▶ [WHAT NEEDS TO BE DONE]: Transcribe the records in full, keeping every character as it is.

──────

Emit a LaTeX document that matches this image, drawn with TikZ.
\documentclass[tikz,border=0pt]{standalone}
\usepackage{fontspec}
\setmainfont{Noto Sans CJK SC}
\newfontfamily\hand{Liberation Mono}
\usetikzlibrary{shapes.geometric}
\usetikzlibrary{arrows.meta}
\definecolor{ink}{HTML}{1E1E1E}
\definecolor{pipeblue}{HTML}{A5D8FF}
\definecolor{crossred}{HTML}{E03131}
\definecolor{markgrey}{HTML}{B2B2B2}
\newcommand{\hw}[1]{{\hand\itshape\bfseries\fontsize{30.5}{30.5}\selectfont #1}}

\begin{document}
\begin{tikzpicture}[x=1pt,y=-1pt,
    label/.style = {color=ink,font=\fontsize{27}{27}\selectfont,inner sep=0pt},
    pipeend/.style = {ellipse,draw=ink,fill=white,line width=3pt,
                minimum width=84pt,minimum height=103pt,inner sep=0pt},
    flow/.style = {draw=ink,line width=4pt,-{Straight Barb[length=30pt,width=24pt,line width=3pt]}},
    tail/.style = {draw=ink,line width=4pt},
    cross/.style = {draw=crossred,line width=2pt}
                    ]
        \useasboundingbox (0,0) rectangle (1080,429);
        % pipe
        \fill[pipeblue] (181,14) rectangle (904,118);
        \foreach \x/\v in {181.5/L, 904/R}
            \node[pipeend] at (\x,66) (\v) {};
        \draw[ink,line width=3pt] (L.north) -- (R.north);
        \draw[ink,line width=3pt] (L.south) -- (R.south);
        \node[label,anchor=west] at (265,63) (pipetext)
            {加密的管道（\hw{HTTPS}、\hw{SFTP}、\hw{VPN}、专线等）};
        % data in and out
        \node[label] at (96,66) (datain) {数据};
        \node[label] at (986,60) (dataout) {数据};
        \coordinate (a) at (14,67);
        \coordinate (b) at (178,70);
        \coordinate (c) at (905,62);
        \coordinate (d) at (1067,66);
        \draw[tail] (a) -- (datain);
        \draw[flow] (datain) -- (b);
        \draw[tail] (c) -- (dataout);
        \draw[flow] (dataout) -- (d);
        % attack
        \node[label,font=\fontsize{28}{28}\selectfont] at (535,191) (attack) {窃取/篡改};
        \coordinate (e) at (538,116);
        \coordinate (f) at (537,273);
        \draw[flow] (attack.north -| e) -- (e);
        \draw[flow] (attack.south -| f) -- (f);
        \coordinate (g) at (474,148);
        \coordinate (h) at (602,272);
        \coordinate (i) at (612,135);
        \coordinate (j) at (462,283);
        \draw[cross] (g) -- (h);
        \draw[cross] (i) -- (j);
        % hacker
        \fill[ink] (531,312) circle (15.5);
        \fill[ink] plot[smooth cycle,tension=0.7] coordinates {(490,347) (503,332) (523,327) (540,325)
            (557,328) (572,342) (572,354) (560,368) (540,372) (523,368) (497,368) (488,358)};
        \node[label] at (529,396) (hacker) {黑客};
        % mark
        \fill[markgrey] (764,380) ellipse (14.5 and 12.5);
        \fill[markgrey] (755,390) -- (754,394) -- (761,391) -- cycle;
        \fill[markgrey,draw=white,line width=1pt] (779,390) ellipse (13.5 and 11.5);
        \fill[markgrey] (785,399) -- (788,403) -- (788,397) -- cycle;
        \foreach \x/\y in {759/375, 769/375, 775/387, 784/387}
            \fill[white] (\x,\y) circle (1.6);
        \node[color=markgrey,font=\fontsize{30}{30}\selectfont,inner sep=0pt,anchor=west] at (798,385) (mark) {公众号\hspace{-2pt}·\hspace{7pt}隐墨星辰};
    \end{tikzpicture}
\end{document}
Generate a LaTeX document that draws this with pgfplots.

──────

▶ [FINAL ANSWER]:
Emit a LaTeX document that matches this image, drawn with TikZ.
\documentclass[tikz,border=0pt]{standalone}
\usepackage{fontspec}
\setmainfont{Noto Sans CJK SC}
\newfontfamily\hand{Liberation Mono}
\usetikzlibrary{shapes.geometric}
\usetikzlibrary{arrows.meta}
\definecolor{ink}{HTML}{1E1E1E}
\definecolor{pipeblue}{HTML}{A5D8FF}
\definecolor{crossred}{HTML}{E03131}
\definecolor{markgrey}{HTML}{B2B2B2}
\newcommand{\hw}[1]{{\hand\itshape\bfseries\fontsize{30.5}{30.5}\selectfont #1}}

\begin{document}
\begin{tikzpicture}[x=1pt,y=-1pt,
    label/.style = {color=ink,font=\fontsize{27}{27}\selectfont,inner sep=0pt},
    pipeend/.style = {ellipse,draw=ink,fill=white,line width=3pt,
                minimum width=84pt,minimum height=103pt,inner sep=0pt},
    flow/.style = {draw=ink,line width=4pt,-{Straight Barb[length=30pt,width=24pt,line width=3pt]}},
    tail/.style = {draw=ink,line width=4pt},
    cross/.style = {draw=crossred,line width=2pt}
                    ]
        \useasboundingbox (0,0) rectangle (1080,429);
        % pipe
        \fill[pipeblue] (181,14) rectangle (904,118);
        \foreach \x/\v in {181.5/L, 904/R}
            \node[pipeend] at (\x,66) (\v) {};
        \draw[ink,line width=3pt] (L.north) -- (R.north);
        \draw[ink,line width=3pt] (L.south) -- (R.south);
        \node[label,anchor=west] at (265,63) (pipetext)
            {加密的管道（\hw{HTTPS}、\hw{SFTP}、\hw{VPN}、专线等）};
        % data in and out
        \node[label] at (96,66) (datain) {数据};
        \node[label] at (986,60) (dataout) {数据};
        \coordinate (a) at (14,67);
        \coordinate (b) at (178,70);
        \coordinate (c) at (905,62);
        \coordinate (d) at (1067,66);
        \draw[tail] (a) -- (datain);
        \draw[flow] (datain) -- (b);
        \draw[tail] (c) -- (dataout);
        \draw[flow] (dataout) -- (d);
        % attack
        \node[label,font=\fontsize{28}{28}\selectfont] at (535,191) (attack) {窃取/篡改};
        \coordinate (e) at (538,116);
        \coordinate (f) at (537,273);
        \draw[flow] (attack.north -| e) -- (e);
        \draw[flow] (attack.south -| f) -- (f);
        \coordinate (g) at (474,148);
        \coordinate (h) at (602,272);
        \coordinate (i) at (612,135);
        \coordinate (j) at (462,283);
        \draw[cross] (g) -- (h);
        \draw[cross] (i) -- (j);
        % hacker
        \fill[ink] (531,312) circle (15.5);
        \fill[ink] plot[smooth cycle,tension=0.7] coordinates {(490,347) (503,332) (523,327) (540,325)
            (557,328) (572,342) (572,354) (560,368) (540,372) (523,368) (497,368) (488,358)};
        \node[label] at (529,396) (hacker) {黑客};
        % mark
        \fill[markgrey] (764,380) ellipse (14.5 and 12.5);
        \fill[markgrey] (755,390) -- (754,394) -- (761,391) -- cycle;
        \fill[markgrey,draw=white,line width=1pt] (779,390) ellipse (13.5 and 11.5);
        \fill[markgrey] (785,399) -- (788,403) -- (788,397) -- cycle;
        \foreach \x/\y in {759/375, 769/375, 775/387, 784/387}
            \fill[white] (\x,\y) circle (1.6);
        \node[color=markgrey,font=\fontsize{30}{30}\selectfont,inner sep=0pt,anchor=west] at (798,385) (mark) {公众号\hspace{-2pt}·\hspace{7pt}隐墨星辰};
    \end{tikzpicture}
\end{document}
Generate a LaTeX document that draws this with pgfplots.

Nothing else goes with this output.